In D. E. Newland's book, An Introduction to Random Vibrations, Spectral & Wavelet Analysis, there is an integral of the form $$ \int_{-\infty}^\infty \left|\frac{1}{-ax^2 + \mathrm{i}bx + c}\right|^2 \mathrm{d}x, $$ the solution of which is given as $\pi/bc$. The reader is pointed to a reference where a proof is given using Cauchy's residue theorem.
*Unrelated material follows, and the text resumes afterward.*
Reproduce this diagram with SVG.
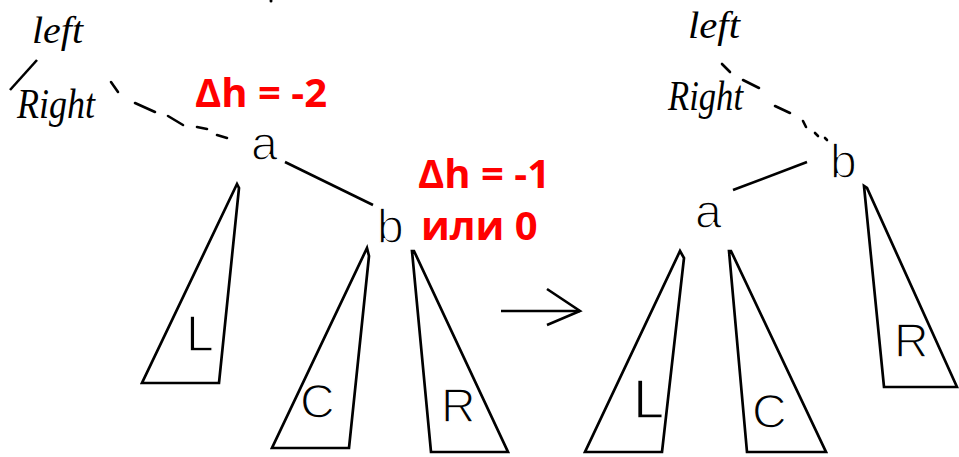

Is this the only way to prove it or is there a simpler way to do it?

Answer 1

$\left|(c-ax^2)+i(bx)\right|^2 = (c-ax^2)^2 + b^2x^2$, hence the given integral equals

$$ I(a,b,c)=\int_{-\infty}^{+\infty}\frac{dx}{a^2 x^4 + (b^2-2ac) x^2 + c^2} $$ and since $$ \frac{\partial}{\partial a}\,I(a,b,c) = \int_{-\infty}^{+\infty}\frac{2 c x^2-2 a x^4}{\left(c^2+(b^2-2 a c) x^2+a^2 x^4\right)^2}\,dx = 0 $$ it follows that $$ I(a,b,c)=\lim_{a\to 0^+} I(a,b,c) \stackrel{\text{DCT}}{=} \int_{-\infty}^{+\infty}\frac{dx}{b^2 x^2+c^2}=\frac{\pi}{bc} $$ as claimed. The only non-trivial part is to notice that the given integral does not really depend on $a$.
I am assuming $a,b,c>0$ to avoid sign issues and $\text{DCT}$ stands for Dominated Convergence Theorem.